Stolen Range Rovers Are Tip of Alarming Iceberg
This article from Bloomberg may be of interest to subscribers. Here is a section:
The US’s largest car insurer, State Farm Mutual Automobile Insurance Co., reported a $13.4 billion (!) underwriting loss last year, the largest shortfall in its 100-year history; Allstate Corp.’s auto-insurance underwriting loss was $3 billion, while Berkshire Hathaway Inc.’s Geico car-insurance unit lost $1.9 billion.
In the UK, Direct Line Insurance Group Plc’s chief executive departed in January after mounting losses at the motor division forced it to scrap its dividend. The stock has declined more than 50% in the past year.
These woeful results have shaken confidence in the industry’s purported ability to assess risk and forecast accurately. Insurers are belatedly hiking premiums, though often not as quickly as they’d like. Customers who drive Range Rovers and other vehicles prized by thieves, may struggle to get coverage at all.
Soaring used-car prices are the proximate cause of insurers’ woes – a textbook example of how supply chain upheaval can cascade through the economy. Historically, vehicles were a depreciating asset, but suddenly the cost of replacing a stolen or damaged vehicle was far more than insurers had calculated.
The insurance sector is not in the habit of sustaining losses on underwriting so premiums are most assuredly going up. That’s true of every area of the insurance business and not only automotive rates. Everything from commercial, to health to cyber rates are rising.
This news struck me as interesting because it follows hot on the heels of Piguet Ademar’s issuing a replacement guarantee on any high end watches bought over the last couple of years. The threat of theft has growth so high it is impacting sales of their timepieces.
There are likely to be street protests in New York following former President Trump handing himself over to authorities and McDonalds has closed down is headquarters in advance of layoff announcements. It’s worth considering this is happening before a recession.
What brought these considerations home to me is the above graphic. Global sales of automotives have fallen by 13.5 million a year since 2017 and EVs now represent about 14% of the total. Over the same time the average cost of a car has jumped 60%.

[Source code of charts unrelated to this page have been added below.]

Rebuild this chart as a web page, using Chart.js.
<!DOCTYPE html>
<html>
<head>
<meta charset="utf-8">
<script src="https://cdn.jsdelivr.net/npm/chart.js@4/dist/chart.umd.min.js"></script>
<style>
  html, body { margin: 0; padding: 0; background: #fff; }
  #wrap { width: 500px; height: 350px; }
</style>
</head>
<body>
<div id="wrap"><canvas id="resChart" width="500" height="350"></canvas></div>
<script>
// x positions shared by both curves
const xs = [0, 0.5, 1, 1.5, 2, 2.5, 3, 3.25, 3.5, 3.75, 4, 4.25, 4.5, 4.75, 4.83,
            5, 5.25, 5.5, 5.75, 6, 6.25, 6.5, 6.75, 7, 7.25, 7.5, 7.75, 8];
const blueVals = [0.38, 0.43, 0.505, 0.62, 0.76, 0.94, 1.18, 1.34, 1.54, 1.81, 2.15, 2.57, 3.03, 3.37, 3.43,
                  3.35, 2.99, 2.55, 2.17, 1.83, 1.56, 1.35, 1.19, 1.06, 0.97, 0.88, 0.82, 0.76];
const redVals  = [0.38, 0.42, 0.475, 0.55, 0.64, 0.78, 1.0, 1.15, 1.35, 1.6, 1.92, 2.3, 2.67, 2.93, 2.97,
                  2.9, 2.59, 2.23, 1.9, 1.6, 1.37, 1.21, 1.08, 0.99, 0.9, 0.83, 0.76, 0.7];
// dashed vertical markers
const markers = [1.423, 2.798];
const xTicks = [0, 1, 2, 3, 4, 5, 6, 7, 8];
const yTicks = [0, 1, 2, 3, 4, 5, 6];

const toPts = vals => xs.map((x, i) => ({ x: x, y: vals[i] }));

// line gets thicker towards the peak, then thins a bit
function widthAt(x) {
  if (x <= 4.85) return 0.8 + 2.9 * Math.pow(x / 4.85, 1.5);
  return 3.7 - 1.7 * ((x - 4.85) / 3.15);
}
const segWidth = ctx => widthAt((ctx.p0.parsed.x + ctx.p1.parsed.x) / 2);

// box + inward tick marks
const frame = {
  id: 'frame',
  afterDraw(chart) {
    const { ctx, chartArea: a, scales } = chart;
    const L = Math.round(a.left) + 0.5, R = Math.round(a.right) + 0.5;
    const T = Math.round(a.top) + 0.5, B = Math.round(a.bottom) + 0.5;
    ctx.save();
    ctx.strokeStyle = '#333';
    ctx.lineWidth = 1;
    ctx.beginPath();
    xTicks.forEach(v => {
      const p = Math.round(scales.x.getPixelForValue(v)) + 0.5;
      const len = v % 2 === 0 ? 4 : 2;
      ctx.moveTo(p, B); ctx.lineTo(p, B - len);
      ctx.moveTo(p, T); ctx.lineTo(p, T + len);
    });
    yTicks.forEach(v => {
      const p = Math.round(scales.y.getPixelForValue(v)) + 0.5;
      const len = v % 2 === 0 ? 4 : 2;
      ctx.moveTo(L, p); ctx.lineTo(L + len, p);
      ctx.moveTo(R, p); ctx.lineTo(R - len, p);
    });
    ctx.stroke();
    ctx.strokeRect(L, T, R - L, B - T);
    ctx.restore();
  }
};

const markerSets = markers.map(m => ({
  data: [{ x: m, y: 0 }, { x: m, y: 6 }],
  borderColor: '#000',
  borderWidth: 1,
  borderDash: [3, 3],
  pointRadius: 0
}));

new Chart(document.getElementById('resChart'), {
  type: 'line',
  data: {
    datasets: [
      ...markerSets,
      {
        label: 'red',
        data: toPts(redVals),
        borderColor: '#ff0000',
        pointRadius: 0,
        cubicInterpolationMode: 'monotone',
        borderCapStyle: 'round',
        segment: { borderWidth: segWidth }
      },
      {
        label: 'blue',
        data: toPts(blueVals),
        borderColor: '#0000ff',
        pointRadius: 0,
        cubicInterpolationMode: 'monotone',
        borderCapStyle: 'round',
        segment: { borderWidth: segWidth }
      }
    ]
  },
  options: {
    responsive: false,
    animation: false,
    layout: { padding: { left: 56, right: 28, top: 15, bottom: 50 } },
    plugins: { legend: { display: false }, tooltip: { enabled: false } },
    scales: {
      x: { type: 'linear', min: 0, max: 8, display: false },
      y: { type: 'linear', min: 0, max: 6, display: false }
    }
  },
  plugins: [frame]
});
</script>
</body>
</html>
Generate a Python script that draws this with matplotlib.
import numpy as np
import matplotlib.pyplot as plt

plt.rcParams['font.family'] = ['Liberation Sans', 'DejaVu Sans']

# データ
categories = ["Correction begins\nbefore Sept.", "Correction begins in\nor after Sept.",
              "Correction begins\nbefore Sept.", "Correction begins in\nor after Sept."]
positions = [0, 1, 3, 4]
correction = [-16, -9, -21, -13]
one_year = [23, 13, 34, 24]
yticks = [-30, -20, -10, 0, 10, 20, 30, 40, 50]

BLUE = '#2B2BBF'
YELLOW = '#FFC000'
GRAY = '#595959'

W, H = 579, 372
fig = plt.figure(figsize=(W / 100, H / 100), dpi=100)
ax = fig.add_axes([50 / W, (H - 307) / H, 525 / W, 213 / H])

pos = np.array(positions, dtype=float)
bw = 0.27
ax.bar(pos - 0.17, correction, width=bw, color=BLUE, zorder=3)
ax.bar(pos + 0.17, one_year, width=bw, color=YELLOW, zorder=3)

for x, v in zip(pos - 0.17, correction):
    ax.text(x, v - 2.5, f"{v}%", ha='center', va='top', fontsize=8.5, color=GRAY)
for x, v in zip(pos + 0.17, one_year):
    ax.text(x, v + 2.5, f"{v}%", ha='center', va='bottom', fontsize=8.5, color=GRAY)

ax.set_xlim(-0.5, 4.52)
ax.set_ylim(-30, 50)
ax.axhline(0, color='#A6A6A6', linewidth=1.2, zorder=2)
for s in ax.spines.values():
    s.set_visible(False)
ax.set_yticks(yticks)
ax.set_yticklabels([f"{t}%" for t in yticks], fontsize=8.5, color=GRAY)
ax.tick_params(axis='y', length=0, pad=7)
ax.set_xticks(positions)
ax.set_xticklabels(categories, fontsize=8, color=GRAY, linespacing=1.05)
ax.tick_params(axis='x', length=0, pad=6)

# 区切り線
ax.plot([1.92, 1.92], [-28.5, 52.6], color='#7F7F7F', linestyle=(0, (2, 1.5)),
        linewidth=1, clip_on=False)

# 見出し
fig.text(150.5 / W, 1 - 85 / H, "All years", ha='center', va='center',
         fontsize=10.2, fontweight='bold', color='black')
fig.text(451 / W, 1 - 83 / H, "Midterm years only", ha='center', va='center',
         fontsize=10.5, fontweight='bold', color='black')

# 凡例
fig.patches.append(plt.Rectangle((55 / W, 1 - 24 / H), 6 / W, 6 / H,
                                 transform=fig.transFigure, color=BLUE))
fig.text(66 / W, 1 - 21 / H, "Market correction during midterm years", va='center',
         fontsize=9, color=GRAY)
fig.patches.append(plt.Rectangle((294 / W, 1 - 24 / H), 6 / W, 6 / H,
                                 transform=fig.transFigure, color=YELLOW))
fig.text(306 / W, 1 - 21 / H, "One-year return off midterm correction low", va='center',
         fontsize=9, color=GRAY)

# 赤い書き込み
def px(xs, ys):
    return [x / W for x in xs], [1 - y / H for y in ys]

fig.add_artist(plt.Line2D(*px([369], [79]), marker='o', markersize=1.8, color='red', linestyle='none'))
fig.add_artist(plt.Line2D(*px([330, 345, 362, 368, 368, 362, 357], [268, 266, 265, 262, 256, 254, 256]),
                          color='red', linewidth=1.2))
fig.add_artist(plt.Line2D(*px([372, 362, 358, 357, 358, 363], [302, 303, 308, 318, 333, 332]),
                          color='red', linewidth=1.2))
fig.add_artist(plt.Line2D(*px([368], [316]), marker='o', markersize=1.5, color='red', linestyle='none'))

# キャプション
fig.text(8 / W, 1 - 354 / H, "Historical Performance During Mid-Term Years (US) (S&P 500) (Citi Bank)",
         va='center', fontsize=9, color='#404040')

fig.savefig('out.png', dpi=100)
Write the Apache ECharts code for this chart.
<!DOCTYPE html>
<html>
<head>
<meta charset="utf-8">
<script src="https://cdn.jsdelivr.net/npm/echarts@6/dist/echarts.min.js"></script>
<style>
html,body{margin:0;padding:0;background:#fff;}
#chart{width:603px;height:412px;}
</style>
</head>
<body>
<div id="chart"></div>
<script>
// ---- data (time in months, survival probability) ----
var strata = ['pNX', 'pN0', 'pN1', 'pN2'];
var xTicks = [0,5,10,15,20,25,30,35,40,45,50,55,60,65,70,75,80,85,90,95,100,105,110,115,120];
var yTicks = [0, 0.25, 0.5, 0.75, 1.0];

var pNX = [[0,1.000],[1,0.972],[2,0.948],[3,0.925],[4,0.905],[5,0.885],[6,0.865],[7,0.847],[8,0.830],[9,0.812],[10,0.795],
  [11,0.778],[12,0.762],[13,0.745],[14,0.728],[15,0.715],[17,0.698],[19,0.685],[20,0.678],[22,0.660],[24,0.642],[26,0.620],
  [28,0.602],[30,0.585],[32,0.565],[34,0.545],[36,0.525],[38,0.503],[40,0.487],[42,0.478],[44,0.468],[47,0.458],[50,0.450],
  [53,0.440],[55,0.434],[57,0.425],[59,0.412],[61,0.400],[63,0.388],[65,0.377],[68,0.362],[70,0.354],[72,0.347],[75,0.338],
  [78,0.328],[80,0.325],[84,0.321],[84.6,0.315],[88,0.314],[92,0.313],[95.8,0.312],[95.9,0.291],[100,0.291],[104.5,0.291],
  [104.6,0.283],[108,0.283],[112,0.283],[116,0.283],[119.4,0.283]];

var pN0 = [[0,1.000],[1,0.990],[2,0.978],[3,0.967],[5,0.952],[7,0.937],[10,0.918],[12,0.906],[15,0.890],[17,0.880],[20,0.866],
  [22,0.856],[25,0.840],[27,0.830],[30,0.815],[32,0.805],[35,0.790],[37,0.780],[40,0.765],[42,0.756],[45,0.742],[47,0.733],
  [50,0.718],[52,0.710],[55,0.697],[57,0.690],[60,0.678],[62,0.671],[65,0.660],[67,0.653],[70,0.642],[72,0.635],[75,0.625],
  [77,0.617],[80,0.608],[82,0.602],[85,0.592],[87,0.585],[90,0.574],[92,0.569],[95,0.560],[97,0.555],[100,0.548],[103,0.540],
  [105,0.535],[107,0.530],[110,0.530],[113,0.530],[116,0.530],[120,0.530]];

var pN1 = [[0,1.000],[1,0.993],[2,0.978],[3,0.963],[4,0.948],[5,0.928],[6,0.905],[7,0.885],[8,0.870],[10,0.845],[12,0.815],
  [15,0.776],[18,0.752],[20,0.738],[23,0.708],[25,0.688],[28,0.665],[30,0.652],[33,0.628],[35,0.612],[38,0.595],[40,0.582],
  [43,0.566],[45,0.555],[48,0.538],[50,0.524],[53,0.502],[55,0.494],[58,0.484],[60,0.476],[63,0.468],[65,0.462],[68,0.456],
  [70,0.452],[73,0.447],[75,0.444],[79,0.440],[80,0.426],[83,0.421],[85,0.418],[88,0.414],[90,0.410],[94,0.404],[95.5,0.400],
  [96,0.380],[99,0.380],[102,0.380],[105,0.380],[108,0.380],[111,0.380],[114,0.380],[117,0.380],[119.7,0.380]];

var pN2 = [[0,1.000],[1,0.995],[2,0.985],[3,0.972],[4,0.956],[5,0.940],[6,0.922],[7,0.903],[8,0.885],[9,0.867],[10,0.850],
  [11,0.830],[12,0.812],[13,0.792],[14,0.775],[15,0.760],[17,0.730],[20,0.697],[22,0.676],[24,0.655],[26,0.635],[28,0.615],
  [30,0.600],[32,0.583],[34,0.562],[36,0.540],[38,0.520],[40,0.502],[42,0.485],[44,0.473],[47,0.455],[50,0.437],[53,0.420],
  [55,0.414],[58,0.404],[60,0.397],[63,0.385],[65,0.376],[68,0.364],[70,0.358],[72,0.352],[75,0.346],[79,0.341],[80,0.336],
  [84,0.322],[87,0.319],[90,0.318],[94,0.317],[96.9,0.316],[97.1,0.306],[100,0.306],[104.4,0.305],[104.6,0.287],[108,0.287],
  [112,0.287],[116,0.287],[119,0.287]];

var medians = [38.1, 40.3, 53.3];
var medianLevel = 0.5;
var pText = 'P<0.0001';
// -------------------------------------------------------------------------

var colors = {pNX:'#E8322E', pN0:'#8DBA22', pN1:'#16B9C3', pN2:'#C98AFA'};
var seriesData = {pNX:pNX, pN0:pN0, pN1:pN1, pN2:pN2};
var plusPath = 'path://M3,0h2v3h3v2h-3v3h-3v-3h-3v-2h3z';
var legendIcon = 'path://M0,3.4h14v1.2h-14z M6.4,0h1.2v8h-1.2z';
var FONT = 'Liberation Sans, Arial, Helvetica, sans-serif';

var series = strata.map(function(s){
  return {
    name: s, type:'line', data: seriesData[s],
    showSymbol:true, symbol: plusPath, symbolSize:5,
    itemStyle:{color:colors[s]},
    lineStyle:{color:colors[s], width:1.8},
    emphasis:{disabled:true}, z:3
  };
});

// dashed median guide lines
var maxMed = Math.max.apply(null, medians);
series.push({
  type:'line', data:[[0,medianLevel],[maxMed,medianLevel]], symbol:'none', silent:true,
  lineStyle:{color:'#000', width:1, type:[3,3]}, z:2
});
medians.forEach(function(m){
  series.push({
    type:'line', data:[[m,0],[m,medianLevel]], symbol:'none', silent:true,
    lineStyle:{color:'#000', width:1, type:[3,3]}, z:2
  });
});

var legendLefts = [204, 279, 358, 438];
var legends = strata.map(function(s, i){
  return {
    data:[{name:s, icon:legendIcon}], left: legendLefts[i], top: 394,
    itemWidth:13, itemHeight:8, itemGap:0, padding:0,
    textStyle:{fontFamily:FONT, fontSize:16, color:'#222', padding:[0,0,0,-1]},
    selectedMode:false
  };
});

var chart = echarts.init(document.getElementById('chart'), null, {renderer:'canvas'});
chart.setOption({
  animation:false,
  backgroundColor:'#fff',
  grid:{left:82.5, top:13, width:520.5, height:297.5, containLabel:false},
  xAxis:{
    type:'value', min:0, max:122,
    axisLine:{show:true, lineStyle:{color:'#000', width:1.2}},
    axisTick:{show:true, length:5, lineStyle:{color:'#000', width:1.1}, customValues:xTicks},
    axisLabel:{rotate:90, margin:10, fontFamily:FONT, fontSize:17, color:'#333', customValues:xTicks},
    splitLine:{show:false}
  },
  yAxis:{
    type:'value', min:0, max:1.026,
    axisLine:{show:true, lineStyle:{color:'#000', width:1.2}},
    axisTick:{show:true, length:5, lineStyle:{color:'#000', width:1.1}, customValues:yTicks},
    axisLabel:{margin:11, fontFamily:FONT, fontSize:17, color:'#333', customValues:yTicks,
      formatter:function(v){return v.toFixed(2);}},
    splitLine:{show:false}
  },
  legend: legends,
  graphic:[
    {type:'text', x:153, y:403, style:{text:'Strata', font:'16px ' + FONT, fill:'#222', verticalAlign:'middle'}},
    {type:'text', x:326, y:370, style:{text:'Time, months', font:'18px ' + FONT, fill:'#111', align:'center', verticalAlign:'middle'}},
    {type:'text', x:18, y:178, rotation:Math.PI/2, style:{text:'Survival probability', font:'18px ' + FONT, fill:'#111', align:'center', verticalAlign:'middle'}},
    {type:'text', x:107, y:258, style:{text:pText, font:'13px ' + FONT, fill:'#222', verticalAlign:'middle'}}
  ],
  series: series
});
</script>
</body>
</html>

The introduction of ride hailing, EVs, lower sales values and higher insurance premiums all represent higher barriers to vehicle ownership. That’s a challenge to auto margins but it is also representative of lower standards of living. Public revolt against that is one of the most compelling base cases for thinking a wage price spiral is possible. That’s why I do not expect bond yields to retest the 2020 lows.